In short, Blake's attorneys will have to walk a fine line to remain respectful of the woman herself, while also emphasizing that she moved within a world of potential killers. So far, Blake's lawyer, Harland Braun, shows every sign of having the finesse to walk that line.
Blake's Lawyer's Strategy So Far Regarding Bakley's Background
Braun has already showed strategic wisdom by making Bakley's background an issue from day one. Indeed, People Magazine reports that Braun lengthened the police investigation by insisting "that police fully explore Bakley's background and her disgruntled clients." Yet Braun has, at the same time, refrained from coming down too hard on Bakley to avoid the predictable backlash that might evoke.
That will likely be the theme of the defense: Because of Bakley's "background" - that is, because of her criminal history and especially because of her sleazy sexuality - reasonable doubt will always remain. There are just too many theories to prove anything positively.
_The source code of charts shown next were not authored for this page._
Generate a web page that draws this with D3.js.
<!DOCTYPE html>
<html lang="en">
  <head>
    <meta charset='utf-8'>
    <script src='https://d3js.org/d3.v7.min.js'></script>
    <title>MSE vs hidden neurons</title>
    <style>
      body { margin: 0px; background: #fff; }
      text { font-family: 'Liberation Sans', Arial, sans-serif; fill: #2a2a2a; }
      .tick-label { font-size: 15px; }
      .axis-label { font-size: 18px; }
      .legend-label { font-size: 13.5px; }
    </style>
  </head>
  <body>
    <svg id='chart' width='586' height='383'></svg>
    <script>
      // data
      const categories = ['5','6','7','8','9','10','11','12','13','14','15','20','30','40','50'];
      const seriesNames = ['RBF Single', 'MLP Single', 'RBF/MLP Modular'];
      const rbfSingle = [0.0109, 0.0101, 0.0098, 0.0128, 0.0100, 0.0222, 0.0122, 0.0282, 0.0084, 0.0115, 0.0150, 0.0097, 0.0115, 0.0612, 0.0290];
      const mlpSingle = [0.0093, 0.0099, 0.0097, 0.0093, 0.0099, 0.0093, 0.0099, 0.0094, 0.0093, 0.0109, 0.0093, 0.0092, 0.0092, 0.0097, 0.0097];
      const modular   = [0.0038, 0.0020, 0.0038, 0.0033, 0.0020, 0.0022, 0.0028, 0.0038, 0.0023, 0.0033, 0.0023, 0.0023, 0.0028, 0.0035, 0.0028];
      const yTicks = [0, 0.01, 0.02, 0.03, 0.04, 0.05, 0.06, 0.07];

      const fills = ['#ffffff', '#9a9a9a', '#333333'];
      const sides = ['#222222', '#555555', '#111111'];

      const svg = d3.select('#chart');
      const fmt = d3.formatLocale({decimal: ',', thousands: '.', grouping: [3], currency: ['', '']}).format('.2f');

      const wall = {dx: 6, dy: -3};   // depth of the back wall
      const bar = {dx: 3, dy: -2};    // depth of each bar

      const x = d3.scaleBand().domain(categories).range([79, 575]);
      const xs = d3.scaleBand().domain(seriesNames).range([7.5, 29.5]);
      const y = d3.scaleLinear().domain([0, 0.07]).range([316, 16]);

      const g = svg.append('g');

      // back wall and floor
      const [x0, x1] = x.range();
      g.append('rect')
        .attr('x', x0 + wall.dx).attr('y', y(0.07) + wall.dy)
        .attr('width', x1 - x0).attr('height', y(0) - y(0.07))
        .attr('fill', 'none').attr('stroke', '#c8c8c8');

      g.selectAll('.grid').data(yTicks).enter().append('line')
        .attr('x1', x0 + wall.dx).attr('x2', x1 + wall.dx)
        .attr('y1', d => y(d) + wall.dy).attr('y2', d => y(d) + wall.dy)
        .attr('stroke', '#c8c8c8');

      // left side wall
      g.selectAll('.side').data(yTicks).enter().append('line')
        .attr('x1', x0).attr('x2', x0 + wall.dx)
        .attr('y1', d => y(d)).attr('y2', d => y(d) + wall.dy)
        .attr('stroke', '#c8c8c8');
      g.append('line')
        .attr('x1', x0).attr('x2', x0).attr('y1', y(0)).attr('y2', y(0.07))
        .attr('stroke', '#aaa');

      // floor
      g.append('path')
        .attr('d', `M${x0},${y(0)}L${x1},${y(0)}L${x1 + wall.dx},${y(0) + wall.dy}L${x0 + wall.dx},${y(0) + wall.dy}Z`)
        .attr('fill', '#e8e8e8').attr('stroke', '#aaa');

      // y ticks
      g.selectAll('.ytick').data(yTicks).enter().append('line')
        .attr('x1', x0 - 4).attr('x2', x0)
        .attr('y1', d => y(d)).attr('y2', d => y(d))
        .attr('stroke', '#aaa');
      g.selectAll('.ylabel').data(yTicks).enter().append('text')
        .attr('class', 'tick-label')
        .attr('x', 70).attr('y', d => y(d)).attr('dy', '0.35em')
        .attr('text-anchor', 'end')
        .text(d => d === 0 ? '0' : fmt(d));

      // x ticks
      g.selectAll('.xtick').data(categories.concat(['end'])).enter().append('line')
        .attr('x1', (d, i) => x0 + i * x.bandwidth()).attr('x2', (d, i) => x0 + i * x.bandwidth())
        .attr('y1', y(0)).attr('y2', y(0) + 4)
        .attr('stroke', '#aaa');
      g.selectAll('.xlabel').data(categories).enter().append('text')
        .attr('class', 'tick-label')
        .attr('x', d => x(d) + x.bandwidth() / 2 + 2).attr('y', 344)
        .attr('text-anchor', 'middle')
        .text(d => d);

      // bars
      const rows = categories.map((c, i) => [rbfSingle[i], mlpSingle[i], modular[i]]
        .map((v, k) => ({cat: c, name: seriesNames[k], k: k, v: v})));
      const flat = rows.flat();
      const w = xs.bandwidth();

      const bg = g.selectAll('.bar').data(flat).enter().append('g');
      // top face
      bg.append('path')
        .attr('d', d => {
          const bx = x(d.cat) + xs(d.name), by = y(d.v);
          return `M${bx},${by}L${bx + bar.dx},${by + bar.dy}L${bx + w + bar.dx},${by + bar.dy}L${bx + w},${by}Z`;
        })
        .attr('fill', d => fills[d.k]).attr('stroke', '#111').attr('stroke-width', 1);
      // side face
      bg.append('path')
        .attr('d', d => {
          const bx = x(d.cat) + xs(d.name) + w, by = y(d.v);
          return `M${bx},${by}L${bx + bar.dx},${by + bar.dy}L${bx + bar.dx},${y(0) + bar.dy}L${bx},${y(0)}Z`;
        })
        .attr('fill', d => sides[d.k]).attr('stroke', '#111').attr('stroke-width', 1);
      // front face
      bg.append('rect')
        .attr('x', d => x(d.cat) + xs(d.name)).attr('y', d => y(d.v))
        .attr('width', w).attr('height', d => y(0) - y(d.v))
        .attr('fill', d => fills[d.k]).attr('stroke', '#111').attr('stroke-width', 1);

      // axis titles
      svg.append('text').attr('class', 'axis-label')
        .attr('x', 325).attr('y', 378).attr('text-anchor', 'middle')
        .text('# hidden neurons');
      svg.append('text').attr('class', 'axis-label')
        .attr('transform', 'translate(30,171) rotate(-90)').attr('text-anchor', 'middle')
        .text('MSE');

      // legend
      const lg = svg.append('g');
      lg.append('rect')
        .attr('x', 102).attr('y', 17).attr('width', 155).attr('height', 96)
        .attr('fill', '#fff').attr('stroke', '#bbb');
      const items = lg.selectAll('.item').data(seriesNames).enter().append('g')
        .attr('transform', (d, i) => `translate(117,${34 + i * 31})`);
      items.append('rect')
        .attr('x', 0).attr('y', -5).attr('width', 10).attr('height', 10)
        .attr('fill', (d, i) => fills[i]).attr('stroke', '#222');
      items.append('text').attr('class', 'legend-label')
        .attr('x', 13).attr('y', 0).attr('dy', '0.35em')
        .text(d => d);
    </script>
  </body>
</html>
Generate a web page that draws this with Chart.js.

We, the defense, don't know who killed Bonny - but neither do the police, really. Otherwise, why would the investigation have taken so long?
The unspoken suggestion beneath this line of argument may be this: With a woman like
her, you never can know. But the jury should beware of embracing this idea. If taken to its logical conclusion, it would provide a license for any man to kill any woman with a sufficiently dark past. Yet one of the things that we prize about our laws is that they protect everyone - even a woman like Bonny Bakley.